= Aim of the task =
Gather up all lines that carry the word "diagram".

= Supplied material =

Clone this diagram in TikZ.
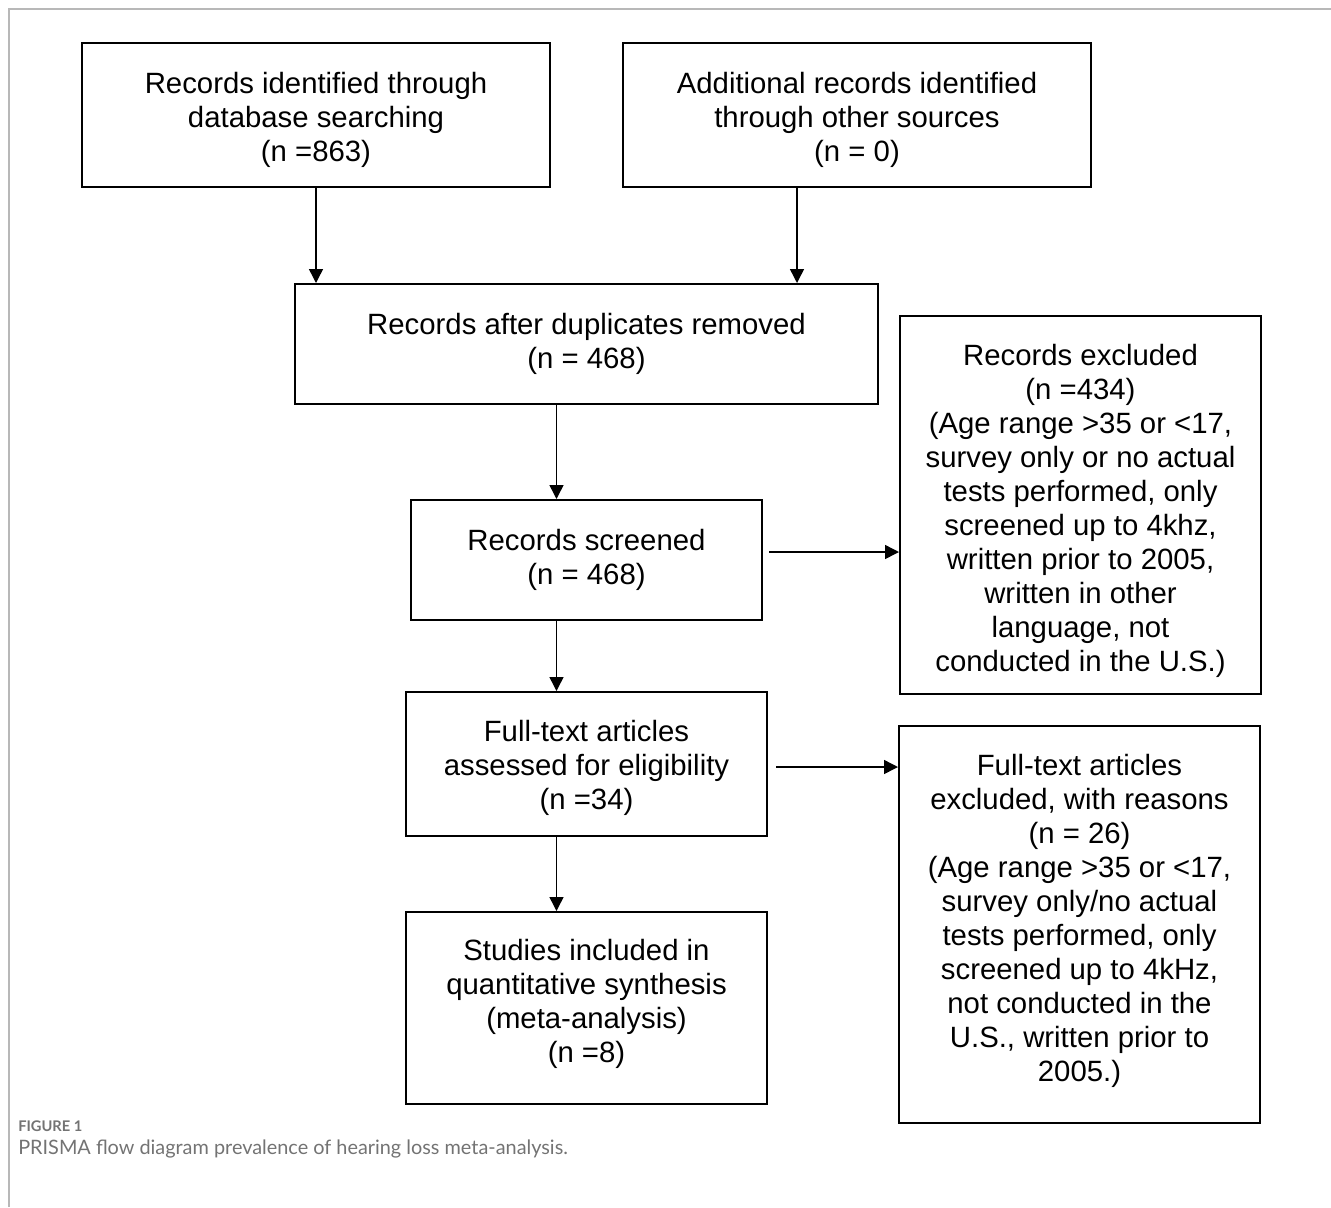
\documentclass[tikz,border=0pt]{standalone}
\usepackage{fontspec}
\setmainfont{Liberation Sans}
\newfontfamily\capfont{Lato}
\usetikzlibrary{arrows.meta,calc,positioning}
\definecolor{framegray}{gray}{0.72}
\definecolor{capgray}{gray}{0.45}
\def\pxu{0.75pt}
\tikzstyle{box} = [draw, line width=1.5pt, align=center, inner sep=0pt, font=\fontsize{22}{25.5}\selectfont]
\tikzstyle{arrow} = [-{Triangle[length=10.5pt,width=10.5pt]}, line width=1.1pt]

\begin{document}
\begin{tikzpicture}[x=0.75pt,y=-0.75pt]
    \useasboundingbox (0,0) rectangle (1331,1207);
    % frame
    \draw[framegray, line width=1.5pt] (9,1207) -- (9,9) -- (1331,9);
    % identification
    \node[box, minimum width=468*\pxu, minimum height=144*\pxu] (db) at (316,115)
        {\mbox{}\\[-2pt]Records identified through\\database searching\\(n =863)};
    \node[box, minimum width=468*\pxu, minimum height=144*\pxu] (add) at (857,115)
        {\mbox{}\\[-2pt]Additional records identified\\through other sources\\(n = 0)};
    % screening
    \node[box, minimum width=583*\pxu, minimum height=120*\pxu] (dup) at (586.5,344)
        {Records after duplicates removed\\(n = 468)};
    \node[box, minimum width=351*\pxu, minimum height=120*\pxu] (scr) at (586.5,560)
        {Records screened\\(n = 468)};
    \node[box, minimum width=361*\pxu, minimum height=378*\pxu] (exc) at (1080.5,505)
        {\mbox{}\\[-0.75pt]Records excluded\\(n =434)\\(Age range >35 or <17,\\survey only or no actual\\tests performed, only\\screened up to 4khz,\\written prior to 2005,\\written in other\\language, not\\conducted in the U.S.)};
    % eligibility
    \node[box, minimum width=361*\pxu, minimum height=144*\pxu] (ft) at (586.5,764)
        {\mbox{}\\[-3.75pt]Full-text articles\\assessed for eligibility\\(n =34)};
    \node[box, minimum width=361*\pxu, minimum height=397*\pxu] (ftx) at (1079.5,924.5)
        {Full-text articles\\excluded, with reasons\\(n = 26)\\(Age range >35 or <17,\\survey only/no actual\\tests performed, only\\screened up to 4kHz,\\not conducted in the\\U.S., written prior to\\2005.)\\[-14.9pt]\mbox{}};
    % included
    \node[box, minimum width=361*\pxu, minimum height=192*\pxu] (inc) at (586.5,1008)
        {Studies included in\\quantitative synthesis\\(meta-analysis)\\(n =8)\\[-14.9pt]\mbox{}};
    % arrows
    \draw[arrow] (db.south) -- (db.south |- dup.north);
    \coordinate (a2) at ($(add.south)+(-60,0)$);
    \draw[arrow] (a2) -- (a2 |- dup.north);
    \coordinate (a3) at ($(dup.south)+(-30,0)$);
    \draw[arrow] (a3) -- (a3 |- scr.north);
    \coordinate (a4) at ($(scr.south)+(-30,0)$);
    \draw[arrow] (a4) -- (a4 |- ft.north);
    \coordinate (a5) at ($(ft.south)+(-30,0)$);
    \draw[arrow] (a5) -- (a5 |- inc.north);
    \coordinate (a6) at ($(scr.east)+(6,-8)$);
    \draw[arrow] (a6) -- (a6 -| exc.west);
    \coordinate (a7) at ($(ft.east)+(8,3)$);
    \draw[arrow] (a7) -- (a7 -| ftx.west);
    % caption
    \node[anchor=base west, inner sep=0pt, text=capgray, font=\capfont\bfseries\fontsize{11}{13}\selectfont] (fig) at (18,1131) {FIGURE 1};
    \node[anchor=base west, inner sep=0pt, text=capgray, font=\capfont\fontsize{14.9}{18}\selectfont] (cap) at (18,1154) {PRISMA flow diagram prevalence of hearing loss meta-analysis.};
\end{tikzpicture}
\end{document}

= Result below =
Clone this diagram in TikZ.
    \node[anchor=base west, inner sep=0pt, text=capgray, font=\capfont\fontsize{14.9}{18}\selectfont] (cap) at (18,1154) {PRISMA flow diagram prevalence of hearing loss meta-analysis.};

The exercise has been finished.